D'autres ont proposé de créer des archives numériques, comme arXiv ou le pendant public français HAL, dans lesquelles les chercheurs peuvent verser leurs articles destinés aux diverses revues, rassemblant de ce fait un grand nombre de la production scientifique.
Mais beaucoup de revues, et souvent les plus prestigieuses, propriétés de grands groupes (Elsevier, Springer, Wiley et Informa), sont restées payantes et freinent juridiquement la republication des articles par les chercheurs dans les archives.

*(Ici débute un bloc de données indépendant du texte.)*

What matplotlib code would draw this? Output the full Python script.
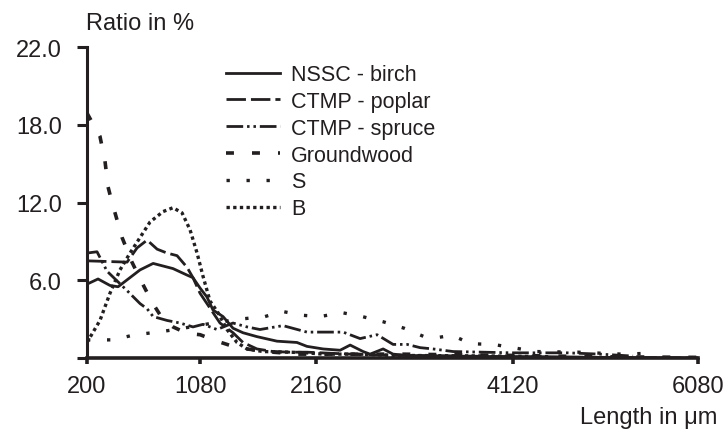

Or, les chercheurs ont de plus en plus de mal à accéder à ces revues : le prix des abonnements a très fortement augmenté, notamment en sciences, technologies et médecine, et les bibliothèques universitaires ne peuvent pas offrir aux chercheurs l'accès à toutes ces revues. Les chercheurs passent alors parfois par des voies peu académiques pour récupérer les articles indispensables à l'élaboration de leur recherche.
Aucune contrainte
Les chercheurs ont donc poussé les pouvoirs publics à s'engager pour que les résultats de la recherche financée par le public soient accessibles à tous. Avec un certain succès, puisque l'Union européenne a décidé, en 2012, que les recherches qu'elle finançait devraient être publiées en accès ouvert 6 mois après publication en sciences, technologies et médecine et 12 mois en SHS. Elle a encouragé les États européens à faire de même.
Poussée par l'UE, la France a donc décidé d'introduire l'accès ouvert dans son droit. Mais contrairement à la règle mise en place par l'UE, la France n'impose aucune contrainte, elle ne fait qu'autoriser l'auteur à publier son article une fois l'embargo passé.
Contrairement à la règle mise en place par l'UE, la France n'impose aucune contrainte, elle ne fait qu'autoriser l'auteur à publier son article une fois l'embargo passé.
De ce fait, aucun acteur n'est réellement satisfait. Marc Minon, de Cairn.info, plateforme française de revues en SHS privée, déplore des délais d'embargo trop courts pour maintenir la possibilité d'un modèle économique alternatif privé et a peur de l'existence d'un "agenda caché" qui inclurait d'ici peu l'obligation administrative pour les chercheurs de republier dans les archives leurs articles.
Heidi Chavin, en charge du secteur recherche au Snesup, estime, quant à elle, que dans un système où presque tout le travail (de la recherche en elle-même, à l'évaluation en passant par l'écriture) est fait par les chercheurs, "il ne devrait pas y avoir d'embargo sur les publications financées par les deniers de l'État".
Spécialiste de l'open access, Mélanie Dulong de Rosnay, chargée de recherche au CNRS, regrette que les financements doivent être majoritairement publics pour que les conditions de la loi s'appliquent et rappelle que le ministère prévoit d'aider les éditeurs français pour compenser les éventuelles pertes.
Elle souligne néanmoins une avancée importante du projet de loi : les données issues de la recherche publique seront désormais considérées comme des biens communs.